Au-delà de l’étrangeté et du côté transgressif de ce pacte, chacune des femmes arrive à trouver sa place car elle respecte le droit des autres à avoir besoin de sexualité. Et pour certaines à être mères. Je voulais raconter ces différents étages de compréhension et d’acceptation de ce nouveau code de vie. La scène où elles approchent toutes ensemble, avec leurs brebis et Jean au milieu, est pour moi emblématique de cette vie possible qu’elles ont réussi à construire, malgré cette situation qui peut paraître complètement intenable. Elles prouvent que ça peut tenir. Peut-être pas des années, mais dans un moment de survie, oui. Beaucoup de tabous peuvent être dépassés à partir du moment où ils s’inscrivent dans une nécessité.
L’éclosion d’un sentiment envers Jean fait naître un dilemme chez Violette : être fidèle à son amour ou au pacte passé avec les autres femmes.
L’arrivée du sentiment amoureux est justement ce qui est beau dans cette histoire. Violette a passé ce pacte avec les autres femmes, elle comprend leur manque. Mais devoir partager Jean devient d’une violence inouïe. Quant aux autres femmes, malgré la jalousie, toutes respectent leur histoire d’amour.
Je trouve aussi magnifique que ces femmes, qui ont pu coucher avec cet inconnu, sont toujours éperdues d’amour quand leur mari revient. Ce n’est pas parce qu’elles ont éprouvé du manque et du désespoir qu’elles n’aiment plus leur mari.
On sait peu de choses sur Jean.
Je tenais à lui garder un aspect fantasmagorique, qu’on ne sache jamais vraiment qui il est. Ces femmes le rêvent et à un moment, le rêve devient réalité. Jean surgit. Cette confrontation avec la réalité est forcément beaucoup plus complexe que ce qu’elles avaient imaginé. Qu’a-t-il vraiment fait ? Pourquoi est-il là, pourquoi reste-t-il ? Parce qu’il en a vraiment envie ou parce qu’il se cache ? Est-il un salaud ? Je trouvais bien de lui garder cette opacité, tout en montrant que lui aussi rencontre l’amour sans s’y attendre. Et que contrairement au cliché de l’homme en pamoison au milieu de toutes ces femmes, c’est loin d’être évident pour lui aussi… D’ailleurs Alban Lenoir en a fait lui-même l’expérience sur le tournage.
L’amour de la lecture est un point de rencontre crucial entre Violette et Jean.

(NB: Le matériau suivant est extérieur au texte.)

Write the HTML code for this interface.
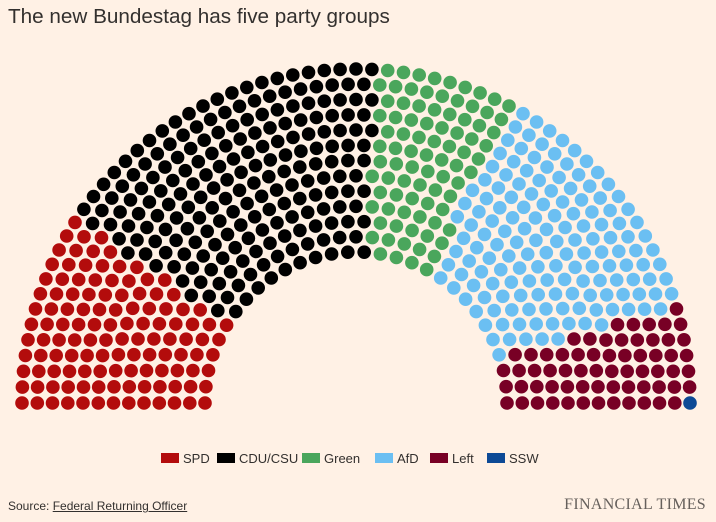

Au-delà de l’attirance purement physique, c’est effectivement la rencontre de deux sensibilités. Les livres et la lecture, c’est ce qui fait aussi que Violette est singulière dans le village, qu’elle arrive à tisser un lien particulier avec Jean. La lecture est porteuse d’un double enjeu : l’enjeu de résistance républicaine de transmettre le savoir aux enfants, et l’enjeu amoureux.
Où a été tourné le film ?
Dans le nord des Cévennes. Je cherchais un lieu qui exprime l’immensité, afin de partager avec ces femmes le sentiment qu’elles sont perdues au milieu de nulle part. Il fallait aussi un village où il ne faudrait pas tout reconstruire. Quand j’ai découvert ce coin des Cévennes, le paysage brut et austère m’a paru parfait pour raconter la peur et l’isolement. Et ce village, accroché au bord d’un précipice, incarne exactement la situation des femmes.
Quelles envies d’image aviez-vous ?
Je voulais que l’image soit belle et forte mais pas carte postale. Le choix de la caméra à l’épaule, près des corps, et le cadre en 4/3 m’ont aidée à sortir de certains écueils. J’étais obsédée par l’idée de ne pas tomber dans l’illustration, de toujours rester sur ce que ressentent ces femmes, de l’intérieur.